Aber zurück zu Novak Djokovic. Dessen Abschiebung hat der kleine Beamte in Melbourne „dummerweise“ bereits um 7.42 Uhr unterschrieben, obgleich der ungeimpfte Superstar noch bis 8.30 Uhr Zeit gehabt hätte, irgendwelche Belege einzureichen, mit denen die Visaerteilung doch noch über die Bühne gegangen wäre. Ein Richter erkannte den Formfehler und erklärte den Entzug des Visums für ungültig und das Visum damit im Umkehrschluss für gültig. Djokovic durfte das Abschiebe-„Hotel“ verlassen und endlich standesgemäß im gebuchten Fünf-Sterne-Plus-Ressort absteigen, um sich zusammen mit seiner Entourage und seinen Bediensteten auf das Turnier vorzubereiten.
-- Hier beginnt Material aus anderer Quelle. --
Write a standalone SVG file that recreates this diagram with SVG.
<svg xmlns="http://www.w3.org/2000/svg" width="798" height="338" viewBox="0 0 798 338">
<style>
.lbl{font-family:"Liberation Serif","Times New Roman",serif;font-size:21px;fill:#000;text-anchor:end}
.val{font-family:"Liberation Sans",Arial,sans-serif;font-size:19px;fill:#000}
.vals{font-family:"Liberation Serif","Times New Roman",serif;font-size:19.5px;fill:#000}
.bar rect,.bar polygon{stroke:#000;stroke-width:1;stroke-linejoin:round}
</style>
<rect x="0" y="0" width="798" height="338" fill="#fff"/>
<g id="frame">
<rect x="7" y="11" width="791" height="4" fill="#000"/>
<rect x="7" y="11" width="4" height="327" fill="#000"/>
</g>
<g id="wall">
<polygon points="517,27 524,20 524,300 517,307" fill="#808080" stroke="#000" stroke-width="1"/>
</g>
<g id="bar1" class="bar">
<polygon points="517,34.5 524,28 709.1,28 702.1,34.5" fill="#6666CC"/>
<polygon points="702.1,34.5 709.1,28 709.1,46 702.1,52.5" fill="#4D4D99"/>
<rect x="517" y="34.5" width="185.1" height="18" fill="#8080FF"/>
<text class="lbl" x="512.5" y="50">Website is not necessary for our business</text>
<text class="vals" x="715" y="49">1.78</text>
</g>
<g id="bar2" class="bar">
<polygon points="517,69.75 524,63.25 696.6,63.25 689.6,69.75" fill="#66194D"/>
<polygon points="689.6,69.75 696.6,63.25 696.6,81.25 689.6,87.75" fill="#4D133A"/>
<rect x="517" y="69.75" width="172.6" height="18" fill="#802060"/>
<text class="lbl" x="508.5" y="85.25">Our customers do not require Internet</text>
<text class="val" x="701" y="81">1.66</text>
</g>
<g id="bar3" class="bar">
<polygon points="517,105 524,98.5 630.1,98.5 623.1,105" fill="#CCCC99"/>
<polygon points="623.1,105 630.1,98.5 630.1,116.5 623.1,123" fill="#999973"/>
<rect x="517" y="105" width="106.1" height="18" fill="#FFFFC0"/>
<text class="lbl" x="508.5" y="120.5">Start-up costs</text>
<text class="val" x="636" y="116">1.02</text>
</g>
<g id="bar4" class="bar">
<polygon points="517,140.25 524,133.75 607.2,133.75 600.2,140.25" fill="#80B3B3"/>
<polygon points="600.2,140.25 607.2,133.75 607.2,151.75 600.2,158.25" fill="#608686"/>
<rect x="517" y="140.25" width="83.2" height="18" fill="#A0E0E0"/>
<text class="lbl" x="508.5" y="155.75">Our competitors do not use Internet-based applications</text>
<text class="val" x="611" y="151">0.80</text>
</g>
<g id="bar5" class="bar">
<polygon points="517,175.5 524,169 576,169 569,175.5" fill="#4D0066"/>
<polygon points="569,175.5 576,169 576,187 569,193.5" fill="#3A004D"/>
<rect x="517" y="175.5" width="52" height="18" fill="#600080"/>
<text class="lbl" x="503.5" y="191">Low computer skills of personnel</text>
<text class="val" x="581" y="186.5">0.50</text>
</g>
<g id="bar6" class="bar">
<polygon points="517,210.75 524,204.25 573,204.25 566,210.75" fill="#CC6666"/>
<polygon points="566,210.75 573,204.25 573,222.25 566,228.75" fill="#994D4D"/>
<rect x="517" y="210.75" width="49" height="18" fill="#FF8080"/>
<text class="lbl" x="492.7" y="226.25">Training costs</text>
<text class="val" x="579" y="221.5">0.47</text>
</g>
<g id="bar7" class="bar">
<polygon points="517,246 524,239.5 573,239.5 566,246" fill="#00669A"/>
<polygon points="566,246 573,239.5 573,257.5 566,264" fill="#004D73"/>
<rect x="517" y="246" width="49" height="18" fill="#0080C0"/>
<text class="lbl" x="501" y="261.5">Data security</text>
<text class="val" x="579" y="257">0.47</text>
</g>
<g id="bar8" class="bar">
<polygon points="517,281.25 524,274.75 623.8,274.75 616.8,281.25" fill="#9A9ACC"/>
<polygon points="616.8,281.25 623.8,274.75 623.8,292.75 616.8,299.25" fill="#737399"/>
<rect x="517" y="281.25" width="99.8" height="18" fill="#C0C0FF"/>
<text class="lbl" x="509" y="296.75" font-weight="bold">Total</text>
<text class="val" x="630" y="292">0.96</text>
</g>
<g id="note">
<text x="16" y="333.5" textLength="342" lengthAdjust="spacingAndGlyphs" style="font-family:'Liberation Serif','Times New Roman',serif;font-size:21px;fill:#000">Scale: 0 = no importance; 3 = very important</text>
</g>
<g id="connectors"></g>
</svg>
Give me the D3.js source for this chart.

Für die australische Regierung ist dies freilich ein Desaster. Der Einwanderungsminister Alex Hawke hat bereits angekündigt, von seinem persönlichen Recht Gebrauch zu machen und Djokovic’ Visum par ordre du mufti abermals zu widerrufen. Egal was nun folgt, für die australische Regierung ist die Sache ein Desaster. Weist sie den Tennisstar aus, schafft sie einen Märtyrer und bringt ihr Volk noch mehr gegen sich auf. Lässt sie ihn am Turnier teilnehmen, schafft sie den Beleg dafür, dass ihre absurden und restriktiven Coronagesetze nicht für alle gelten, was deren Akzeptanz noch weiter untergräbt, als es ohnehin schon der Fall ist. Ein klassisches Catch 22, eine Zwickmühle, aus der es kein Entkommen gibt. Und das ist auch gut so.

Letztlich zeigt die Posse rund um den ungeimpften Superstar einmal mehr, in welch absurden Rechtfertigungsketten die Deutungshoheit hinter der Coronapolitik steckt. Wir dürfen bei all den Details nicht das Wesentliche vergessen: Hier geht es darum, einem Gesunden die Einreise zu verbieten, weil er angeblich eine Gefahr für die nationale Gesundheit darstellt. Absurd! Und je absurder etwas ist, desto verbissener sind einmal mehr die Gegenreaktionen.

Wie kaum anders zu erwarten, schimpfen nun die Medien wie Rohrspatzen über den „grenzenlos egoistischen und völlig skrupellosen“ (sic!) Sportler. Der hätte „in seiner Vorbildrolle versagt“. Dass solche Zeilen den Autoren nicht selbst peinlich sind. Sportstars sind alles, aber keine Vorbilder. Außer man definiert die Vorbildfunktion nur nach dem Kontostand, der Anzahl der im Besitz befindlichen Supersportwagen, Luxusuhren, Villen und Gespielinnen. Aber nach rund vierzig Jahren neoliberaler Gehirnwäsche denkt man wohl so.

Und wenn am 30. Januar der Sieger der Australian Open gekürt wird, kann die Welt auch wieder in ihre „neue Normalität“ zurückkehren. Die ungeimpfte Krankenschwester hat ihren Job verloren und muss ihre kleine Wohnung kündigen, während der ungeimpfte Tennis-Superstar sich im heimischen Marbella in seiner Villa von seinen Personal Coaches trainieren und vom Privatkoch verköstigen lässt – als Australian-Open-Gewinner oder nicht. So ist sie nun einmal, unsere geisteskranke Welt. Aber zumindest die Unterhaltung ist gut.